A popular social and political figure, Obama’s words elicited a resounding response on social media, signifying a virtual audience that was glued to their seats and screens.
Obama continued her address by invoking the names of George Floyd and Breonna Taylor when speaking out about racial and social justice. But she centered her thoughts on the concept of empathy, an ideal she believes is still a part of the fiber of modern American society.
“…Kids in this country are seeing what happens when we stop requiring empathy of one another. They’re looking around wondering if we’ve been lying to them this whole time about who we are and what we truly value,” she said.
“They see people shouting in grocery stores, unwilling to wear a mask to keep us all safe.

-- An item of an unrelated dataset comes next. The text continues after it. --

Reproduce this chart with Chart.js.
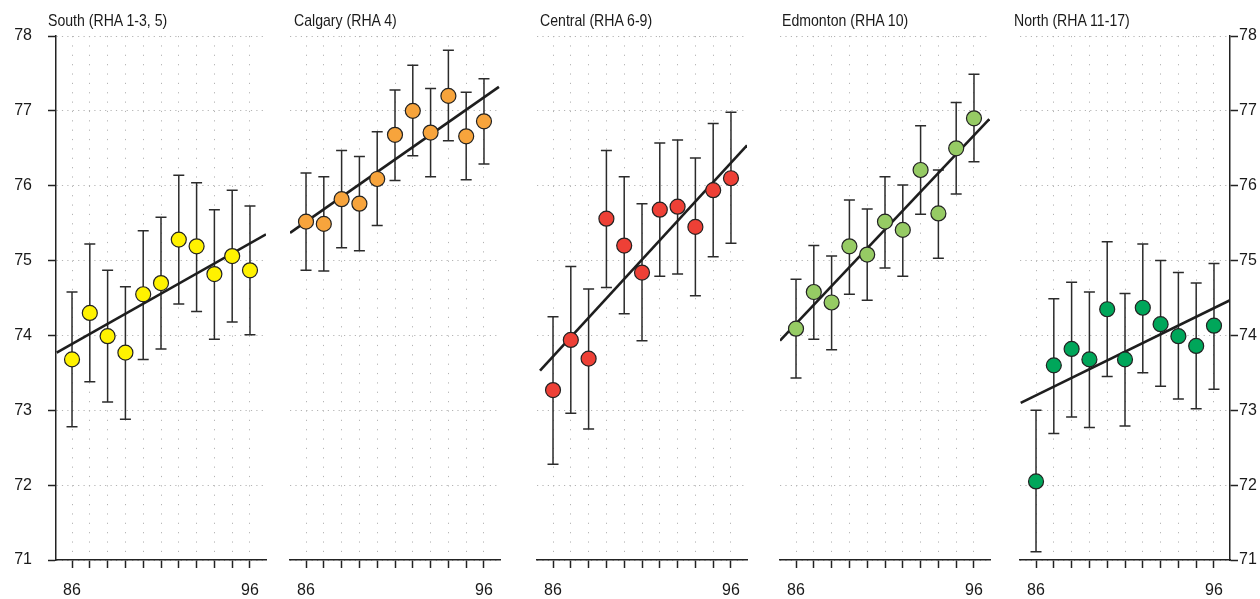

They see people calling the police on folks minding their own business just because of the color of their skin,” she continued. “They see an entitlement that says only certain people belong here, that greed is good, and winning is everything because as long as you come out on top, it doesn’t matter what happens to everyone else. And they see what happens when that lack of empathy is ginned up into outright disdain.”
The former First Lady also gave reasons why she feels Biden is the better alternative to Trump after witnessing the past four years, calling Biden a “profoundly decent man” and someone who will “govern as someone who’s lived a life that the rest of us can recognize.”
“When he was a kid, Joe’s father lost his job. When he was a young senator, Joe lost his wife and his baby daughter. And when he was vice president, he lost his beloved son,” said Obama. “So Joe knows the anguish of sitting at a table with an empty chair, which is why he gives his time so freely to grieving parents. Joe knows what it’s like to struggle, which is why he gives his personal phone number to kids overcoming a stutter of their own.
“His life is a testament to getting back up, and he is going to channel that same grit and passion to pick us all up, to help us heal and guide us forward,” she said.